10 reasons to tackle corporate email – reason 5

Compliance. Compliance. Compliance.

When it really comes down to it, how much do you know about the conversations your people are having on email? Long before the highly visible ‘wish I hadn’t said that’ contributions on Facebook, Twitter and numerous other social networking sites, all manner of jokes, personal conversations and transactions were humming back and forth on email.

And for a significant number of people in most organisations, they still are.

Generally organisations have an acceptable use policy, and recognise that tools such as the phone and email will be used for personal matters at some stage. For many people and organisations, email is still the primary tool for transactional interchanges.

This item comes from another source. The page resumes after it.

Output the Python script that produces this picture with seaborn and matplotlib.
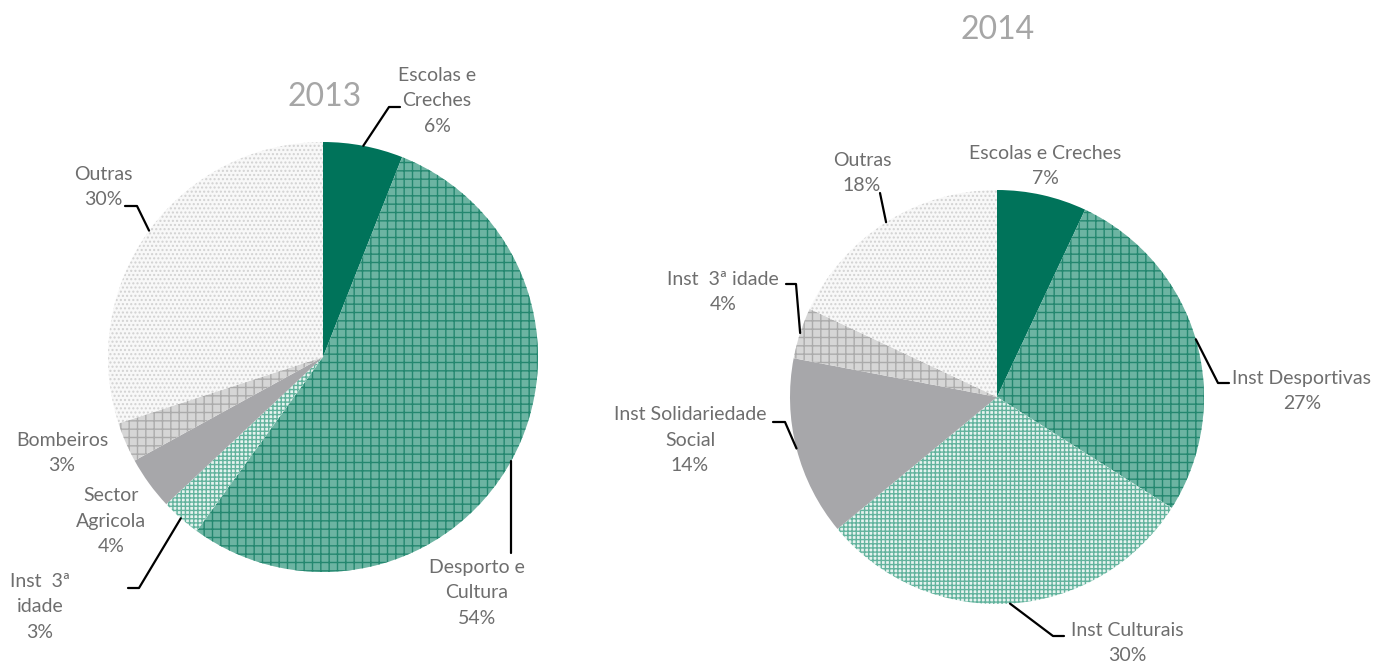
import numpy as np
import matplotlib
matplotlib.use("Agg")
import matplotlib.pyplot as plt
from matplotlib.lines import Line2D
import seaborn as sns

# Shares of the budget by beneficiary type
years = ["2013", "2014"]

labels_2013 = ["Escolas e\nCreches", "Desporto e\nCultura", "Inst  3ª\nidade",
               "Sector\nAgricola", "Bombeiros", "Outras"]
shares_2013 = [6, 54, 3, 4, 3, 30]

labels_2014 = ["Escolas e Creches", "Inst Desportivas", "Inst Culturais",
               "Inst Solidariedade\nSocial", "Inst  3ª idade", "Outras"]
shares_2014 = [7, 27, 30, 14, 4, 18]

sns.set_theme(style="white")
plt.rcParams["font.family"] = ["Lato", "DejaVu Sans"]
plt.rcParams["hatch.linewidth"] = 1.0

W, H = 1375, 662
fig = plt.figure(figsize=(W / 100, H / 100), dpi=100)

# fill styles per slice: (face, hatch colour, hatch)
styles_2013 = [
    ("#00735a", "#00735a", None),
    ("#6cb4a2", "#24876f", "++"),
    ("#e6f3ef", "#62b39d", "++++"),
    ("#a7a7aa", "#a7a7aa", None),
    ("#d6d6d6", "#ababab", "++"),
    ("#f8f8f8", "#d2d2d2", "...."),
]
styles_2014 = list(styles_2013)

text_color = "#6e6e6e"
title_color = "#a6a6a6"
FS = 14


def fig_xy(px, py):
    return px / W, 1 - py / H


def draw_pie(cx, cy, r, shares, styles):
    ax = fig.add_axes([(cx - r) / W, (H - cy - r) / H, 2 * r / W, 2 * r / H])
    wedges, _ = ax.pie(shares, startangle=90, counterclock=False, radius=1.0,
                       wedgeprops=dict(linewidth=0))
    for w, (face, hc, hatch) in zip(wedges, styles):
        w.set_facecolor(face)
        w.set_edgecolor(hc)
        w.set_linewidth(0)
        if hatch:
            w.set_hatch(hatch)
    ax.set_xlim(-1, 1)
    ax.set_ylim(-1, 1)
    ax.set_aspect("equal")
    ax.axis("off")
    # edge points at slice mid-angles, in pixel space
    total = float(sum(shares))
    edges = []
    start = 0.0
    for s in shares:
        mid = start + s / total * 360 / 2
        start += s / total * 360
        th = np.deg2rad(90 - mid)
        edges.append((cx + r * np.cos(th), cy - r * np.sin(th)))
    return ax, edges


def label(text, x, y, ha="center"):
    fx, fy = fig_xy(x, y)
    fig.text(fx, fy, text, ha=ha, va="center", fontsize=FS, color=text_color,
             linespacing=1.62)


def leader(edge, *pts):
    xs = [edge[0]] + [p[0] for p in pts]
    ys = [edge[1]] + [p[1] for p in pts]
    fx = [x / W for x in xs]
    fy = [1 - y / H for y in ys]
    fig.add_artist(Line2D(fx, fy, color="black", lw=1.6, transform=fig.transFigure))


# ---- 2013 ----
ax1, e13 = draw_pie(323, 357, 215, shares_2013, styles_2013)
fig.text(*fig_xy(325, 97), years[0], ha="center", va="center", fontsize=23, color=title_color)

pct13 = [f"{v}%" for v in shares_2013]
label(f"{labels_2013[0]}\n{pct13[0]}", 437, 101)
leader(e13[0], (389, 107), (400, 107))
label(f"{labels_2013[1]}\n{pct13[1]}", 477, 593)
leader(e13[1], (e13[1][0], 553))
label(f"{labels_2013[2]}\n{pct13[2]}", 40, 607)
leader(e13[2], (139, 588), (128, 588))
label(f"{labels_2013[3]}\n{pct13[3]}", 111, 521)
label(f"{labels_2013[4]}\n{pct13[4]}", 62, 453)
label(f"{labels_2013[5]}\n{pct13[5]}", 103, 187)
leader(e13[5], (137, 206), (125, 206))

# ---- 2014 ----
ax2, e14 = draw_pie(997, 397, 207, shares_2014, styles_2014)
fig.text(*fig_xy(998, 30), years[1], ha="center", va="center", fontsize=23, color=title_color)

pct14 = [f"{v}%" for v in shares_2014]
label(f"{labels_2014[0]}\n{pct14[0]}", 1045, 166)
label(f"{labels_2014[1]}\n{pct14[1]}", 1302, 391)
leader(e14[1], (1218, 383), (1229, 383))
label(f"{labels_2014[2]}\n{pct14[2]}", 1127, 643)
leader(e14[2], (1053, 636), (1064, 636))
label(f"{labels_2014[3]}\n{pct14[3]}", 690, 440)
leader(e14[3], (785, 422), (773, 422))
label(f"{labels_2014[4]}\n{pct14[4]}", 723, 292)
leader(e14[4], (796, 284), (786, 284))
label(f"{labels_2014[5]}\n{pct14[5]}", 862, 173)
leader(e14[5], (880, 193))

fig.savefig("out.png", dpi=100, facecolor="white")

But because so many of those email conversations are not generally visible to the world at large, organisations don’t appear to attach the same risk profile to them as we are seeing with employee contributions on social networking sites (although emails can still go viral – here’s a recent example). Maybe that’s because the fallout to brand and reputation is so visibly dramatic with social networking. And perhaps because the email genie is already long out of the bottle.

Leaving aside the knowledge implications of all that information wallowing in email boxes there may also be compliance reasons to investigate the toolset your organisation is using.

Consider this. Your organisation contracts with customers or suppliers. The contract is captured in a word or pdf document. It is usually filed on a server. And then everyone gets on with the business of working under that contract.

The people involved may well email back and forth on many aspects of the contract – interpretation, delivery, terms, service levels. That people understand their limits of authority is critical (that is, what they are entitled to offer or agree to on behalf of the company), and the potential to state something in the email that will alter the terms of the contract and bind the company is high.

Representations will bind an organisation even when an email has been deleted. We’re talking here about emails, but document management protocols – or lack thereof – in a company can cause grief for a very long time, as evidenced by the Rolah McCabe case.

For many organisations, document management systems that link all transactions or conversations with the contract, or primary agreement, are essential. It provides both visibility of the entire transaction, over time, with an audit capability to ensure compliance. Toolsets won’t solve a compliance issue, but as part of a solution they will dramatically increase the visibility of the process.